I am old enough to be a grown up.  I am technically old enough to be a grown-up who has raised another grown-up, but thank goodness I haven’t.

One of my running sticky-notes this week was all of the ways in which I have fallen down on the adulthood front, just since last weekend.

Then I lost that sticky note.  So there’s that, too. But here’s my re-creation:

1) I have eaten three drive-through meals.  I’m a pretty good cook, but only when I have managed to grocery shop. Nobody could create a meal from the fizzy water and soy coffee creamer and dog treats inhabiting my refrigerator.

2) I paid for two of my drive-through meals with change.  At some point this week I lost my ATM card, too, so that’s not going to get any better for 3-5 business days until the next one arrives.

3) I set the coffee pot for the early morning after the late night at Cat’s Cradle.  I woke up to hot water, since I’d not managed to pour the water into the coffee pot, and just left it to heat slowly on the warmer.

4) I could find not one single item of clothing to wear that was clean, fit correctly, and was ironed.

5) I could not fathom ironing in a house without an air conditioner at midnight after the Bulls game.

6) I wore a dress to work, which I realized as soon as I got there, was juuuust short enough that I would be self-conscious about it all day.  It is no longer in the “work” section of my closet.

7) I walked out of my building at 6 pm and sat down to do the Mr. Rogers-style change into pedestrian commuter ballet flats.  The granite bench on which I sat down in my too-short skirt was one zillion degrees.  I had to jump up like a cat on hot coals.  Comical. But not adult.  Neither is the shoe-change situation, but there’s nothing to be done about that.

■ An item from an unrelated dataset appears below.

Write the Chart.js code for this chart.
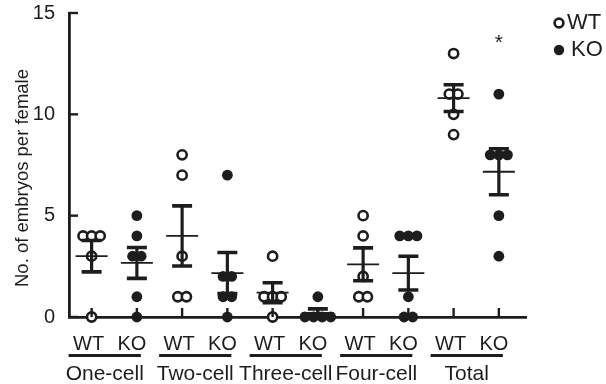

8) Twice I had to use an umbrella inside my car.  Nobody I’ve consulted so far thinks it can be fixed.  I have considered the thing where I take it to a giant cliff and weigh the accelerator down with a cinder block, at least giving it a noble Thelma and Louise style departure.

9) This one is the worst. I share a subscription to US Weekly magazine with three other people, whose names I will withhold to protect their reputations.  I balked at the subscription in the first place, but then Kate Middleton announced the baby, so we all thought that would be fun.  I feel dumber every time I open it, and about two months in I had to make a rule that I wouldn’t crack the cover if I saw a Kardashian anywhere on it.  Today I got this:


I’m not even taking it out of my mailbox.

I’ve already been to the tailor this morning, and the dry cleaner, and as soon as I wake up from this nap, I’m going to iron some clothes, go to the grocery store, pay all of my bills, and read something edifying. (And them I’m going to go eat from a taco truck for dinner and stay out late at Cat’s Cradle again.)

That is all.  Go on about your Saturdays. Enjoy.  Somebody come get my trashy magazine. It’s in the mailbox.